Probabilmente, il Presidente del Ruanda ipotizza sia più utile e giusto eliminare il problema alla radice, piuttosto che fornire degli strumenti e delle conoscenze che possano rendere consapevole la popolazione delle proprie possibilità. Una campagna di sensibilizzazione sugli anticoncezionali o sui fattori che portano all’incremento demografico probabilmente non sarebbero efficaci come una vasectomia, ma lascerebbero più spazio ad una visione che anche solo lontanamente si avvicina al rispetto dei diritti umani.

In seguito a numerose interviste tra la popolazione si è visto come pochi parlano volentieri del loro Presidente e dicano di sentirsi costantemente osservati; alla popolazione ruandese non è permesso indossare abiti sporchi o bere dalla stessa cannuccia neanche in casa propria.

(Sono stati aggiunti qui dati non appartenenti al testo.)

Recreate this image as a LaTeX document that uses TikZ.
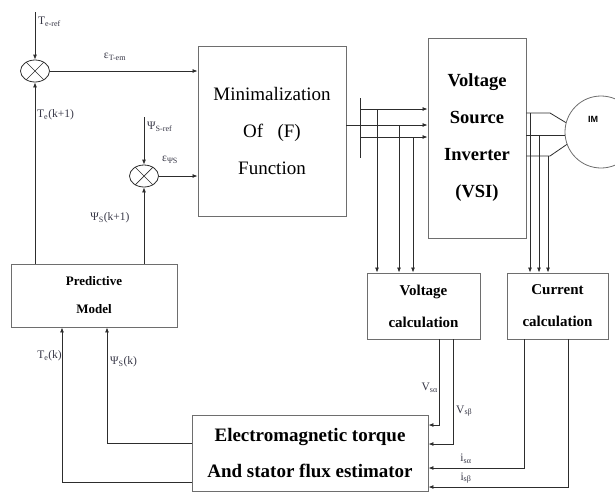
\documentclass[tikz,border=0pt]{standalone}
\usepackage{fontspec}
\setmainfont{Liberation Serif}
\newfontfamily\imfont{Liberation Sans}
\usetikzlibrary{arrows.meta,positioning,shapes.geometric}
\definecolor{boxgray}{RGB}{110,110,110}
\definecolor{linegray}{RGB}{45,45,45}
\definecolor{lblgray}{RGB}{55,55,70}

\begin{document}
\begin{tikzpicture}[x=1pt, y=-1pt]
\tikzset{
    block/.style={draw=boxgray, line width=0.9pt, align=center, inner sep=0pt},
    sumnode/.style={draw=linegray, ellipse, line width=0.8pt, minimum width=29pt, minimum height=22pt, inner sep=0pt},
    arr/.style={draw=linegray, line width=0.8pt, -{Latex[length=5pt,width=4pt]}},
    wire/.style={draw=linegray, line width=0.8pt},
    lbl/.style={inner sep=0pt, text=lblgray, font=\fontsize{11.5}{13}\selectfont}
}
\useasboundingbox (0,0) rectangle (615,493);

% main blocks
\node[block, minimum width=148pt, minimum height=170pt, font=\fontsize{19}{37}\selectfont] (minf) at (272,131) {Minimalization\\Of\ \ \ (F)\\Function};
\node[block, minimum width=98pt, minimum height=200pt, font=\bfseries\fontsize{18.5}{37}\selectfont] (vsi) at (477,138) {Voltage\\Source\\Inverter\\(VSI)};
\node[block, minimum width=166pt, minimum height=63pt, font=\bfseries\fontsize{13}{28}\selectfont] (pm) at (94,295.5) {Predictive\\Model};
\node[block, minimum width=113pt, minimum height=66pt, font=\bfseries\fontsize{15}{32}\selectfont] (vc) at (423.5,306) {Voltage\\calculation};
\node[block, minimum width=101pt, minimum height=66pt, font=\bfseries\fontsize{15}{32}\selectfont] (cc) at (557.5,306) {Current\\calculation};
\node[block, minimum width=236pt, minimum height=76pt, font=\bfseries\fontsize{19}{36}\selectfont] (est) at (310,453) {Electromagnetic torque\\And stator flux estimator};

% summing junctions
\node[sumnode] (s1) at (35,71) {};
\draw[linegray, line width=0.7pt] (s1.45) -- (s1.225) (s1.135) -- (s1.-45);
\node[sumnode] (s2) at (144,176) {};
\draw[linegray, line width=0.7pt] (s2.45) -- (s2.225) (s2.135) -- (s2.-45);

% motor
\begin{scope}
    \clip (0,0) rectangle (615,493);
    \node[draw=boxgray, circle, line width=0.8pt, minimum size=72pt] (im) at (601,132) {};
\end{scope}
\node[font=\imfont\bfseries\fontsize{9}{10}\selectfont] (imtxt) at (593,119) {IM};

% torque and flux errors
\coordinate (teref) at (35,12);
\draw[arr] (teref) -- (s1.north);
\draw[arr] (s1.east) -- (s1.east -| minf.west);
\draw[arr] (s1 |- pm.north) -- (s1.south);
\coordinate (psiref) at (144,117);
\draw[arr] (psiref) -- (s2.north);
\draw[arr] (s2.east) -- (s2.east -| minf.west);
\draw[arr] (s2 |- pm.north) -- (s2.south);

% switching signals to the inverter
\coordinate (bus) at (360,125);
\draw[wire] (minf.east |- bus) -- (bus);
\draw[wire] ([yshift=27pt]bus) -- ([yshift=-33pt]bus);
\foreach \y/\x [count=\i] in {109/377,125/399,137/413}{
    \coordinate (g\i) at (360,\y);
    \coordinate (t\i) at (\x,\y);
    \draw[arr] (g\i) -- (g\i -| vsi.west);
    \draw[arr] (t\i) -- (t\i |- vc.north);
}

% inverter to motor
\coordinate (m1) at (550,113);
\coordinate (m2) at (565,135);
\coordinate (m3) at (550,156);
\draw[wire] (vsi.east |- m1) -- (m1) -- (im.165);
\draw[wire] (vsi.east |- m2) -- (m2);
\draw[wire] (vsi.east |- m3) -- (m3) -- (im.200);
\foreach \y/\x [count=\i] in {113/530,135/539,156/548}{
    \coordinate (c\i) at (\x,\y);
    \draw[arr] (c\i) -- (c\i |- cc.north);
}

% measured quantities to the estimator
\coordinate (va) at (439,425);
\coordinate (vb) at (453,444);
\coordinate (ia) at (524,468);
\coordinate (ib) at (568,487);
\foreach \p in {va,vb}{\draw[arr] (vc.south -| \p) -- (\p) -- (\p -| est.east);}
\foreach \p in {ia,ib}{\draw[arr] (cc.south -| \p) -- (\p) -- (\p -| est.east);}

% estimates back to the model
\coordinate (tk) at (62,482);
\coordinate (pk) at (107,443);
\draw[arr] (est.west |- tk) -- (tk) -- (tk |- pm.south);
\draw[arr] (est.west |- pk) -- (pk) -- (pk |- pm.south);

% signal labels
\node[lbl, anchor=west] (lteref) at (38,22) {T\textsubscript{e-ref}};
\node[lbl] (lett) at (115,57) {ε\textsubscript{T-em}};
\node[lbl, anchor=west] (ltek1) at (37,115) {T\textsubscript{e}(k+1)};
\node[lbl, anchor=west] (lpsiref) at (147,127) {Ψ\textsubscript{S-ref}};
\node[lbl, anchor=west] (lepsi) at (162,160) {ε\textsubscript{ΨS}};
\node[lbl] (lpsik1) at (110,218) {Ψ\textsubscript{S}(k+1)};
\node[lbl, anchor=east] (ltek) at (62,356) {T\textsubscript{e}(k)};
\node[lbl, anchor=west] (lpsik) at (110,362) {Ψ\textsubscript{S}(k)};
\node[lbl, anchor=east] (lva) at (438,388) {V\textsubscript{sα}};
\node[lbl, anchor=west] (lvb) at (456,411) {V\textsubscript{sβ}};
\node[lbl] (lia) at (466,459) {i\textsubscript{sα}};
\node[lbl] (lib) at (466,478) {i\textsubscript{sβ}};

\end{tikzpicture}
\end{document}
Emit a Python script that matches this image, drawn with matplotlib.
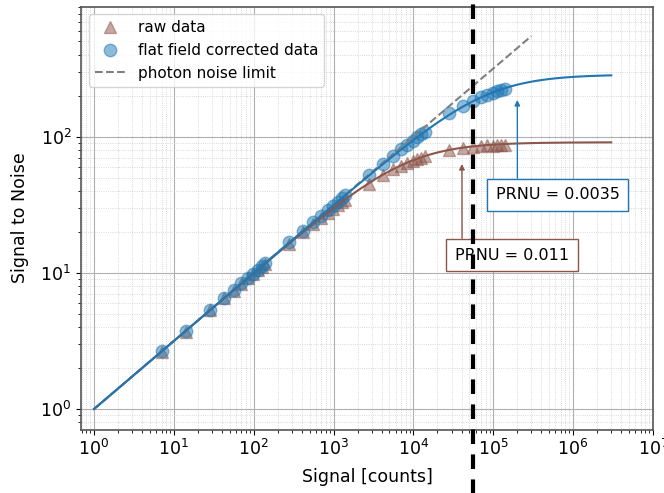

Afferma Alice Muhirwa, membro di un partito dell’opposizione, di sentire come “un occhio invisibile dappertutto”.

Come nel più classico e conosciuto degli scenari internazionali, il Presidente ruandese non si fa sfuggire la possibilità di sopprimere i dissidenti, oltre a chiunque mostri un’immagine secondo lui “sporca” del Ruanda. Di questo circolo fanno parte oppositori come Nyamwasa, che fu colpito allo stomaco mentre rientrava a casa e non morì perchè l’arma si inceppò. Il dissidente fu costretto a scappare in Sudafrica, a Johannesburg, dove scappò nel 2010 in seguito all’attentato. Nyamwasa non ha dubbi sul mandante dell’attentato: Kagame. Quello che rende ancor più pericolosa questa figura è la sensazione che abbia stretto forti legami con i servizi segreti di molti Stati occidentali, uno su tutti quello inglese.

E vi è un episodio a comprova di ciò: nel marzo 2011 Kagame si trovava a Londra, in Inghilterra, per un’intervista radiofonica alla BBC, quando intervenne in trasmissione Rene Claudel Mugenzi, un attivista ruandese per i diritti umani residente a Londra, chiedendogli se anche in Ruanda potesse esserci la possibilità di una primavera araba. Pochi giorni dopo, Scotland Yard inviò una lettera a Mugenzi avvisandolo della possibilità di attacchi da parte del governo ruandese.